Google's strategy with the Pixel 4 leading up to its release has been one of the most fascinating things I've ever seen in this industry. In June, the company shared an official render of the phone months before its expected release. Then, on July 29, Google shared a teaser video confirming what'll likely be the Pixel 4's biggest selling point — Motion Sense.
Motion Sense is the product of Google's Soli chip that was revealed in 2015, allowing for sophisticated face unlock and air gestures thanks to an impressive combination of sensors above the Pixel 4's display.
As exciting as Motion Sense is, however, it does appear to be killing off two features of the Pixel 3 — the fingerprint sensor and wide-angle selfie camera.
In all of the renders we've seen of the Pixel 4, there's been no sight of a rear-mounted fingerprint sensor like we've had on the Pixel, Pixel 2, and Pixel 3. Furthermore, we haven't heard any rumors regarding an in-display sensor like we've seen on the Galaxy S10 and OnePlus 7 Pro.
Instead, Google appears to be going the iPhone X route the way Apple did in 2018 — removing the fingerprint sensor and going all-in on facial recognition. Apple was met with plenty of uproar when it pulled this move, but once people actually started using Face ID and realized it worked as advertised, those roaring complaints mostly faded away.
Google appears to be putting just as much effort into the Pixel 4's face unlock system, using a combination of the front-facing camera, dot projector, flood illuminator, and two IR cameras to detect a user's face and unlock the phone. Furthermore, the Pixel 4 will be the first Android phone to tap into the Biometric API introduced in Android Pie. This means you'll be able to use the Pixel 4's face unlock to log into banking apps, authenticate mobile payments, etc.
If the Pixel 4's face unlock works as advertised, I don't think many people will miss the fingerprint sensor.

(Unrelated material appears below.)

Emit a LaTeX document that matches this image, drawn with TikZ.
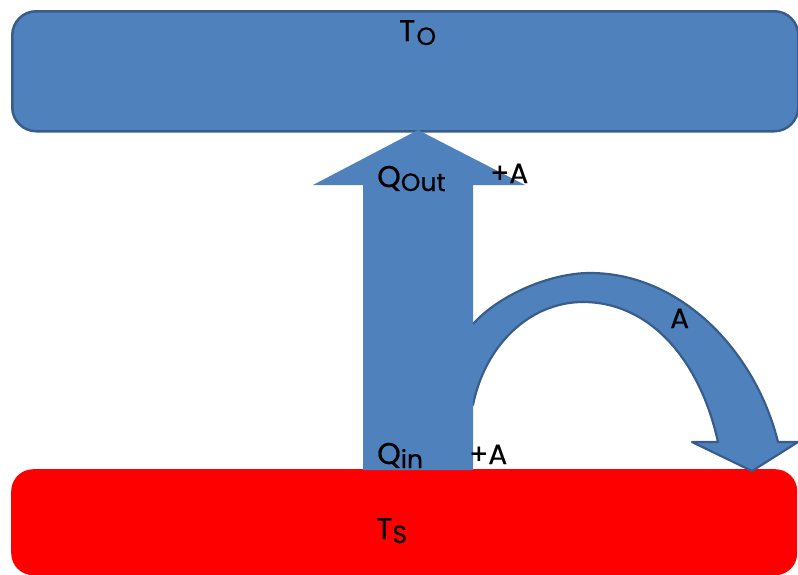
\documentclass[tikz,border=0pt]{standalone}
\usepackage{fontspec}
\setmainfont{Poppins}[FakeBold=0.5]
\definecolor{pblue}{HTML}{4F81BD}
\definecolor{pedge}{HTML}{385D8A}
\newcommand\lsub[1]{\raisebox{-4pt}{\fontsize{25}{28}\selectfont #1}}
\begin{document}
\begin{tikzpicture}[x=1pt,y=-1pt,
  lbl/.style={anchor=base west, inner sep=0pt, font=\fontsize{30}{34}\selectfont},
  small/.style={anchor=base west, inner sep=0pt, font=\fontsize{28}{32}\selectfont},
  boxblue/.style={draw=pedge, line width=2.5pt, fill=pblue, rounded corners=24pt, inner sep=0pt, anchor=north west},
  boxred/.style={fill=red, rounded corners=22pt, inner sep=0pt, anchor=north west}]
\useasboundingbox (0,0) rectangle (798,574);
% reservoirs
\node[boxblue, minimum width=786pt, minimum height=120pt] (TO) at (11,10) {};
\node[boxred, minimum width=786pt, minimum height=106pt] (TS) at (11,469) {};
% curved arrow A
\filldraw[fill=pblue, draw=pedge, line width=2.2pt, line join=round]
  (465,330) -- (475,322) .. controls (500,295) and (550,273) .. (590,273)
  .. controls (680,273) and (755,350) .. (778,442)
  -- (798,442) -- (752,471) -- (692,442) -- (718,442)
  .. controls (700,360) and (650,302) .. (583,302)
  .. controls (530,302) and (485,345) .. (473,405) -- (465,405) -- cycle;
% up arrow
\fill[pblue] (363,470) -- (363,185) -- (313,185) -- (418,130) -- (525,185)
  -- (473,185) -- (473,470) -- cycle;
% labels
\node[lbl] (tO) at (399,41) {T\kern1pt\lsub{O}};
\node[lbl] (qout) at (377,187) {Q\lsub{Out}};
\node[small] (pA1) at (490,183) {+A};
\node[small] (aA) at (670,328) {A};
\node[lbl] (qin) at (377,464) {Q\lsub{in}};
\node[small] (pA2) at (469,464) {+A};
\node[lbl] (tS) at (376,539) {T\lsub{S}};
\end{tikzpicture}
\end{document}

We reached out to Google for comment if our take on the missing fingerprint sensor was accurate, but the company simply said that it had "no comment" to provide at this time. Take that as you will.
However, that dedication to face unlock didn't just kill the fingerprint sensor — the Pixel 3's excellent wide-angle selfie camera also appears to be going the way of the dodo.
In the render of the Pixel 4 highlighting all of the various components above the display, we see just one camera instead of two. While it is likely that Google will go the route of the Pixel 3a and have a wide-ish selfie shooter that can use software to crop down to a more traditional field of view, we're still using one camera instead of two.
Even so, I'm not really put-off by these omissions. Instead, I'm quite excited to see how Motion Sense performs in daily use. Face ID is one of my favorite parts about using an iPhone these days, so to have similar functionality on the Pixel 4 is immensely exciting.
We obviously have quite a bit of time to wait before we'll know for sure one way or the other, but this latest tease from Google has me a lot more excited about the Pixel 4 than I previously was. Even if it means bidding farewell to the fingerprint sensor.